For cloud architects, the scheduling research offers a practical shift in thinking. “There is a common assumption that more agents and more complexity automatically lead to better optimization,” he said. “Our findings suggest that a carefully designed adaptive model can achieve similar or better results with less coordination overhead.”
He emphasized that the real benefit lies in operational impact better resource utilization, improved energy efficiency, and reduced cloud costs.

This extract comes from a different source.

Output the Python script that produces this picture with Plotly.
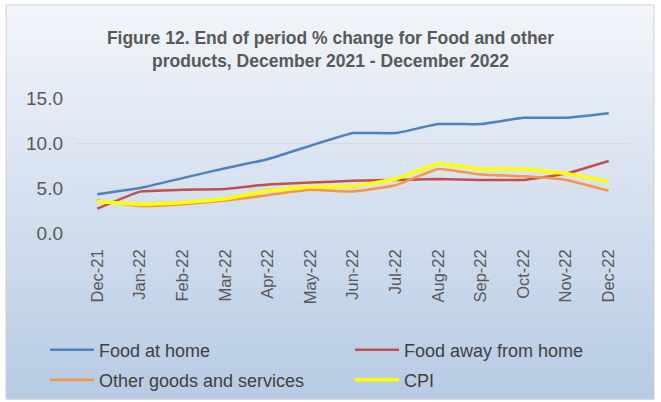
import plotly.graph_objects as go

months = ["Dec-21", "Jan-22", "Feb-22", "Mar-22", "Apr-22", "May-22", "Jun-22",
          "Jul-22", "Aug-22", "Sep-22", "Oct-22", "Nov-22", "Dec-22"]
food_home = [4.3, 5.0, 6.1, 7.2, 8.2, 9.7, 11.1, 11.1, 12.1, 12.1, 12.8, 12.8, 13.3]
food_away = [2.7, 4.6, 4.8, 4.9, 5.4, 5.6, 5.8, 5.9, 6.0, 5.9, 5.9, 6.6, 8.0]
other_goods = [3.6, 3.0, 3.2, 3.6, 4.2, 4.8, 4.6, 5.3, 7.1, 6.5, 6.3, 5.9, 4.7]
cpi = [3.5, 3.2, 3.4, 3.8, 4.7, 5.1, 5.2, 6.0, 7.7, 7.1, 7.1, 6.6, 5.7]

W, H = 661, 402
ML, MR, MT, MB = 76, 31, 98, 169
PW, PH = W - ML - MR, H - MT - MB

def px_x(p):
    return (p - ML) / PW

def px_y(p):
    return (H - MB - p) / PH

fig = go.Figure()
series = [
    ("Food at home", food_home, "#4f81bd", 2.5, "legend", 45, 350),
    ("Food away from home", food_away, "#c0504d", 2.5, "legend2", 350, 350),
    ("Other goods and services", other_goods, "#f79646", 2.5, "legend3", 45, 380),
    ("CPI", cpi, "#ffff00", 3.5, "legend4", 350, 380),
]
legends = {}
for name, vals, color, w, lg, lx, ly in series:
    fig.add_trace(go.Scatter(x=months, y=vals, name=name, mode="lines", legend=lg,
                             line=dict(color=color, width=w, shape="spline", smoothing=0.3)))
    legends[lg] = dict(orientation="h", xanchor="left", yanchor="middle",
                       x=px_x(lx), y=px_y(ly),
                       font=dict(size=18, color="#404040"), bgcolor="rgba(0,0,0,0)",
                       itemwidth=44)

# gradient background via bands
shapes = []
x0, x1, y0, y1 = 6, 654, 5, 399
n = 60
top = (242, 245, 250)
bot = (183, 203, 228)
for i in range(n):
    t = i / (n - 1)
    c = tuple(int(round(top[k] + (bot[k] - top[k]) * t)) for k in range(3))
    ya = y0 + (y1 - y0) * i / n
    yb = y0 + (y1 - y0) * (i + 1) / n + 0.5
    shapes.append(dict(type="rect", xref="paper", yref="paper", layer="below",
                       x0=px_x(x0), x1=px_x(x1), y0=px_y(ya), y1=px_y(yb),
                       fillcolor="rgb(%d,%d,%d)" % c, line=dict(width=0)))
shapes.append(dict(type="rect", xref="paper", yref="paper", layer="below",
                   x0=px_x(x0), x1=px_x(x1), y0=px_y(y0), y1=px_y(y1),
                   fillcolor="rgba(0,0,0,0)", line=dict(color="#d0d0d0", width=1)))

fig.update_layout(
    width=W, height=H,
    margin=dict(l=ML, r=MR, t=MT, b=MB, autoexpand=False),
    paper_bgcolor="white", plot_bgcolor="rgba(0,0,0,0)",
    shapes=shapes,
    title=dict(text="Figure 12. End of period % change for Food and other<br>products, December 2021 - December 2022",
               x=0.5, xref="container", xanchor="center", y=0.89, yanchor="top",
               font=dict(family="Liberation Sans", size=17.5, color="#595959", weight="bold")),
    font=dict(family="Liberation Sans", color="#595959"),
    xaxis=dict(type="category", range=[-0.5, 12.5], showgrid=False, zeroline=False,
               tickangle=-90, tickfont=dict(size=16.5, color="#595959"), ticks="",
               showline=False, ticklabelstandoff=12, automargin=False),
    yaxis=dict(range=[0, 15], dtick=5, tickformat=".1f", showgrid=True, gridcolor="#d9d9d9",
               gridwidth=1, zeroline=False, tickfont=dict(size=19, color="#595959"),
               ticks="", ticklabelstandoff=12, automargin=False),
    showlegend=True,
    **legends,
)
fig.write_html("out.html")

In large-scale cloud systems, even small improvements in scheduling logic can translate into significant financial and environmental savings.
Together, the studies highlight how thoughtful system design can help engineering teams build cloud-native platforms that are secure, resilient, and cost-effective.
A Broader Direction for Intelligent Systems
ISAC3 2025 underscored a growing consensus across academia and industry: artificial intelligence must deliver measurable value in operational environments.
Balla observed that the field is shifting away from purely experimental innovation toward deployable intelligence. “There is increasing pressure to prove not just performance metrics, but real-world usability,” he said. “AI systems must integrate cleanly into enterprise architecture and deliver consistent results under production constraints.”
As organizations continue expanding automation, smart manufacturing and cloud adoption, research that bridges academic insight with enterprise execution is becoming more important.
The work presented at ISAC3 reflects that intersection combining applied research with hands-on architectural experience. Rather than pursuing complexity for its own sake, the studies demonstrate how focused design decisions can strengthen industrial cybersecurity and streamline cloud infrastructure.
In a digital economy where reliability and efficiency are critical, research that prioritizes deployability and operational practicality is likely to define the next phase of intelligent systems development.